§ Task requirements
Pictures are not part of the copy. Retype the lines from the first one through the line that contains "margin = [23.1, 18.5, 28.4, 23.1, 31.4, 39.8, 37.8, 39.7]".

§ Supplied material
====================

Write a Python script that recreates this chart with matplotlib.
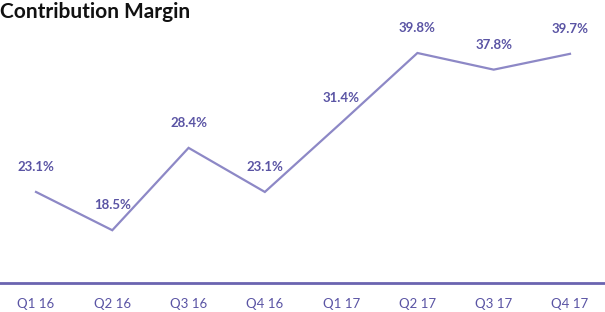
import matplotlib.pyplot as plt

# data
quarters = ['Q1 16', 'Q2 16', 'Q3 16', 'Q4 16', 'Q1 17', 'Q2 17', 'Q3 17', 'Q4 17']
margin = [23.1, 18.5, 28.4, 23.1, 31.4, 39.8, 37.8, 39.7]

line_color = '#8d88c6'
label_color = '#5a54a4'
axis_color = '#6a64b0'

plt.rcParams['font.family'] = ['Lato', 'DejaVu Sans']

fig = plt.figure(figsize=(6.05, 3.12), dpi=100)
ax = fig.add_axes([0, 0.093, 1, 0.811])

x = list(range(len(quarters)))
ax.plot(x, margin, color=line_color, linewidth=1.6, solid_joinstyle='miter')

for xi, v in zip(x, margin):
    ax.annotate(f'{v:.1f}%', (xi, v), xytext=(0, 18), textcoords='offset points',
                ha='center', va='center', fontsize=9.5, fontweight='bold', color=label_color)

ax.set_xlim(-0.472, 7.459)
ax.set_ylim(12.16, 42.57)
ax.set_xticks(x)
ax.set_xticklabels(quarters, fontsize=9.5, color=label_color)
ax.tick_params(axis='x', length=0, pad=11)
ax.set_yticks([])

for side in ['top', 'right', 'left']:
    ax.spines[side].set_visible(False)
ax.spines['bottom'].set_color(axis_color)
ax.spines['bottom'].set_linewidth(2)

fig.text(0.0, 0.96, 'Contribution Margin', fontsize=15, fontweight='bold',
         color='#111111', ha='left', va='center')

fig.savefig('out.png', dpi=100)
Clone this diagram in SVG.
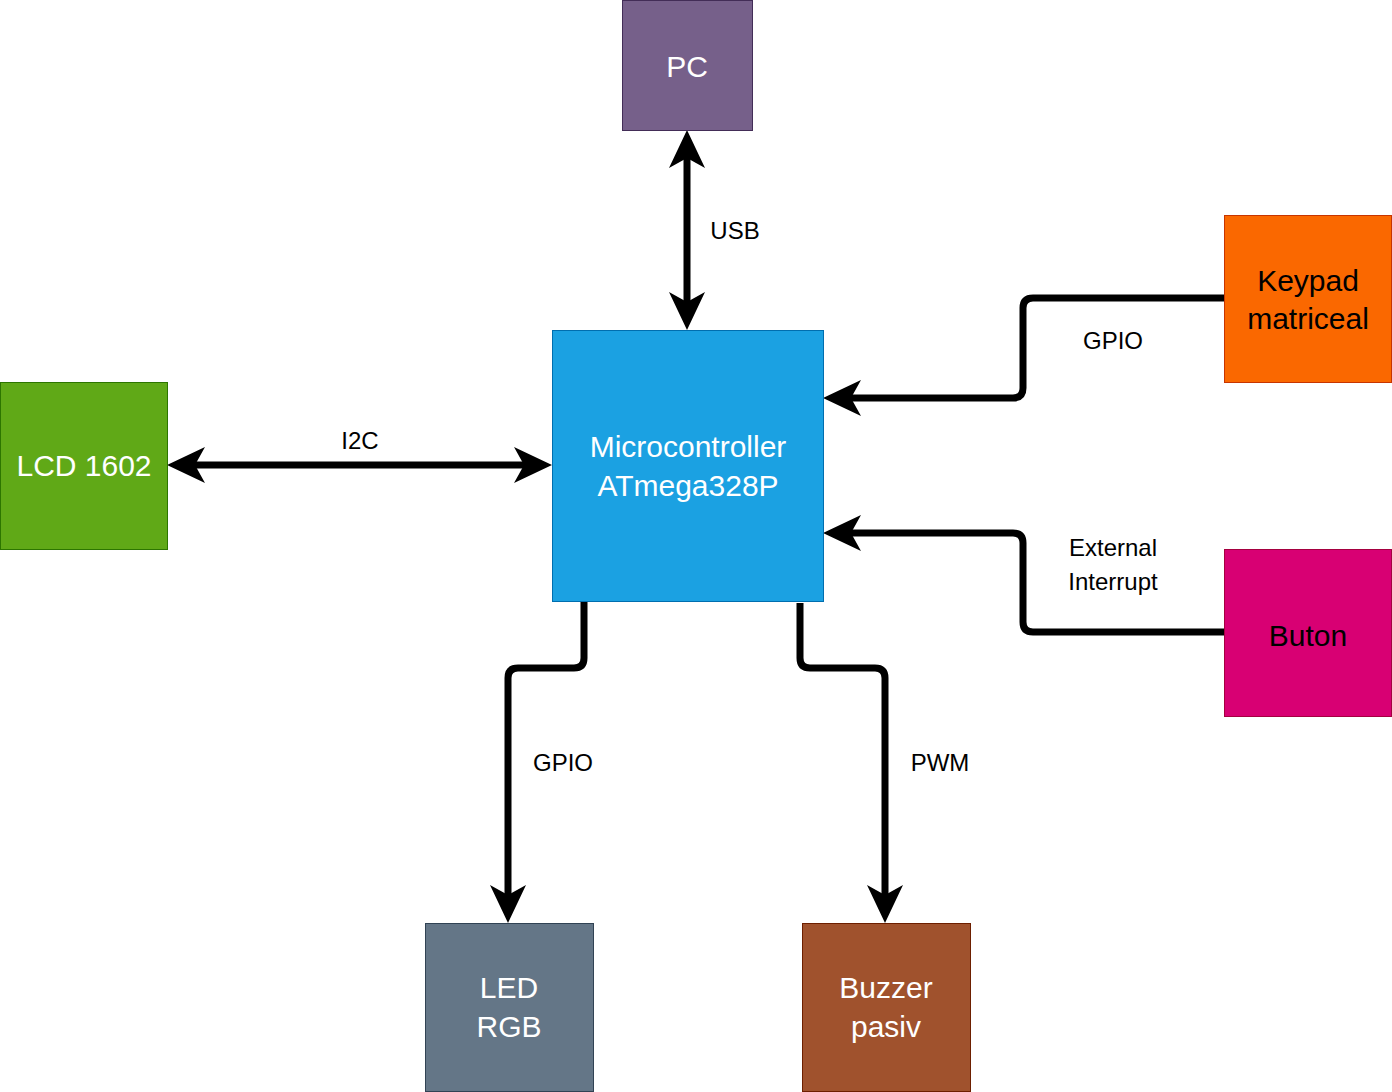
<svg xmlns="http://www.w3.org/2000/svg" width="1392" height="1092" viewBox="0 0 1392 1092">
<style>
text{font-family:"Liberation Sans",Arial,sans-serif;text-anchor:middle}
.n{font-size:30px;fill:#fff}
.k{font-size:30px;fill:#000}
.l{font-size:24px;fill:#000}
.c{fill:none;stroke:#000;stroke-width:7;stroke-linejoin:round}
</style>
<defs>
<marker id="a" markerUnits="userSpaceOnUse" viewBox="-15 -20 42 40" markerWidth="42" markerHeight="40" refX="0" refY="0" orient="auto-start-reverse">
<path d="M25,0 L-13,-18 L-3,0 L-13,18 Z" fill="#000"/>
</marker>
</defs>
<rect width="1392" height="1092" fill="#fff"/>
<g id="connectors">
<path class="c" d="M687,155 V305" marker-start="url(#a)" marker-end="url(#a)"/>
<text class="l" x="735" y="239">USB</text>
<path class="c" d="M192,465 H527" marker-start="url(#a)" marker-end="url(#a)"/>
<text class="l" x="360" y="449">I2C</text>
<path class="c" d="M1224,298 H1033 Q1023,298 1023,308 V388 Q1023,398 1013,398 H848" marker-end="url(#a)"/>
<text class="l" x="1113" y="349">GPIO</text>
<path class="c" d="M1224,632 H1033 Q1023,632 1023,622 V543 Q1023,533 1013,533 H848" marker-end="url(#a)"/>
<text class="l" x="1113" y="556">External</text>
<text class="l" x="1113" y="590">Interrupt</text>
<path class="c" d="M584,601 V658 Q584,668 574,668 H518 Q508,668 508,678 V898" marker-end="url(#a)"/>
<text class="l" x="563" y="771">GPIO</text>
<path class="c" d="M800,603 V658 Q800,668 810,668 H875 Q885,668 885,678 V898" marker-end="url(#a)"/>
<text class="l" x="940" y="771">PWM</text>
</g>
<g id="pc"><rect x="622.5" y="0.5" width="130" height="130" fill="#76608a" stroke="#432d57"/><text class="n" x="687" y="77">PC</text></g>
<g id="mcu"><rect x="552.5" y="330.5" width="271" height="271" fill="#1ba1e2" stroke="#006eaf"/><text class="n" x="688" y="457">Microcontroller</text><text class="n" x="688" y="496">ATmega328P</text></g>
<g id="lcd"><rect x="0.5" y="382.5" width="167" height="167" fill="#60a917" stroke="#2d7600"/><text class="n" x="84" y="476">LCD 1602</text></g>
<g id="keypad"><rect x="1224.5" y="215.5" width="167" height="167" fill="#fa6800" stroke="#c73500"/><text class="k" x="1308" y="291">Keypad</text><text class="k" x="1308" y="329">matriceal</text></g>
<g id="buton"><rect x="1224.5" y="549.5" width="167" height="167" fill="#d80073" stroke="#a50040"/><text class="k" x="1308" y="646">Buton</text></g>
<g id="led"><rect x="425.5" y="923.5" width="168" height="168" fill="#647687" stroke="#314354"/><text class="n" x="509" y="998">LED</text><text class="n" x="509" y="1037">RGB</text></g>
<g id="buzzer"><rect x="802.5" y="923.5" width="168" height="168" fill="#a0522d" stroke="#6d1f00"/><text class="n" x="886" y="998">Buzzer</text><text class="n" x="886" y="1037">pasiv</text></g>
</svg>
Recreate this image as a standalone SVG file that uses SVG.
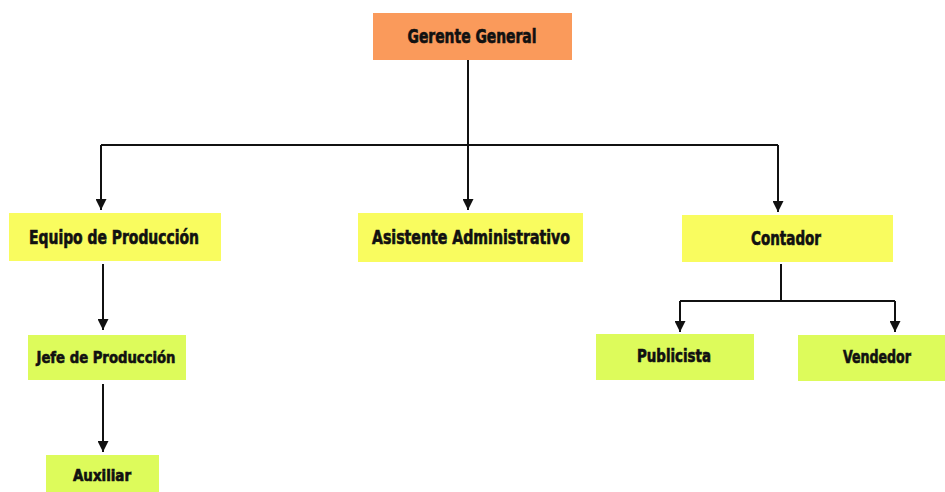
<svg xmlns="http://www.w3.org/2000/svg" width="945" height="492" viewBox="0 0 945 492">
<defs>
<marker id="ah" viewBox="0 0 10 10" refX="10" refY="5" markerWidth="5.5" markerHeight="5.5" markerUnits="strokeWidth" orient="auto">
<path d="M0,0 L10,5 L0,10 Z" fill="#111"/>
</marker>
<style>
.lbl{font-family:"DejaVu Sans","Liberation Sans",sans-serif;font-weight:bold;font-stretch:condensed;fill:#111;stroke:#111;stroke-width:0.6;text-anchor:middle;dominant-baseline:central}
.con{fill:none;stroke:#111;stroke-width:2}
.orange{fill:#FA9A5B}
.yellow{fill:#F9FC5F}
.green{fill:#DDFB5B}
</style>
</defs>
<rect width="945" height="492" fill="#fff"/>
<g id="connectors">
<path class="con" d="M468,60 V145"/>
<path class="con" d="M101,145 H778"/>
<path class="con" d="M101,145 V210" marker-end="url(#ah)"/>
<path class="con" d="M468,145 V210" marker-end="url(#ah)"/>
<path class="con" d="M778,145 V212" marker-end="url(#ah)"/>
<path class="con" d="M103,264 V330" marker-end="url(#ah)"/>
<path class="con" d="M103,384 V452" marker-end="url(#ah)"/>
<path class="con" d="M781,264 V301"/>
<path class="con" d="M680,301 H895"/>
<path class="con" d="M680,301 V332" marker-end="url(#ah)"/>
<path class="con" d="M895,301 V332" marker-end="url(#ah)"/>
</g>
<g id="gerente">
<rect class="orange" x="373" y="13" width="199" height="47"/>
<text class="lbl" x="472" y="36" font-size="19" textLength="129" lengthAdjust="spacingAndGlyphs">Gerente General</text>
</g>
<g id="equipo">
<rect class="yellow" x="9" y="213" width="212" height="48"/>
<text class="lbl" x="114" y="237" font-size="19" textLength="170" lengthAdjust="spacingAndGlyphs">Equipo de Producción</text>
</g>
<g id="asistente">
<rect class="yellow" x="358" y="213" width="225" height="49"/>
<text class="lbl" x="471" y="237" font-size="19" textLength="198" lengthAdjust="spacingAndGlyphs">Asistente Administrativo</text>
</g>
<g id="contador">
<rect class="yellow" x="682" y="215" width="211" height="47"/>
<text class="lbl" x="786" y="238" font-size="19" textLength="70" lengthAdjust="spacingAndGlyphs">Contador</text>
</g>
<g id="jefe">
<rect class="green" x="28" y="335" width="158" height="45"/>
<text class="lbl" x="106" y="357" font-size="16.5" textLength="139" lengthAdjust="spacingAndGlyphs">Jefe de Producción</text>
</g>
<g id="auxiliar">
<rect class="green" x="46" y="455" width="113" height="37"/>
<text class="lbl" x="102" y="476" font-size="15" textLength="58" lengthAdjust="spacingAndGlyphs">Auxiliar</text>
</g>
<g id="publicista">
<rect class="green" x="596" y="334" width="158" height="46"/>
<text class="lbl" x="674" y="356" font-size="17.5" textLength="74" lengthAdjust="spacingAndGlyphs">Publicista</text>
</g>
<g id="vendedor">
<rect class="green" x="798" y="335" width="147" height="46"/>
<text class="lbl" x="877" y="357" font-size="17.5" textLength="68" lengthAdjust="spacingAndGlyphs">Vendedor</text>
</g>
</svg>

====================

§ Written response
Write a Python script that recreates this chart with matplotlib.
import matplotlib.pyplot as plt

# data
quarters = ['Q1 16', 'Q2 16', 'Q3 16', 'Q4 16', 'Q1 17', 'Q2 17', 'Q3 17', 'Q4 17']
margin = [23.1, 18.5, 28.4, 23.1, 31.4, 39.8, 37.8, 39.7]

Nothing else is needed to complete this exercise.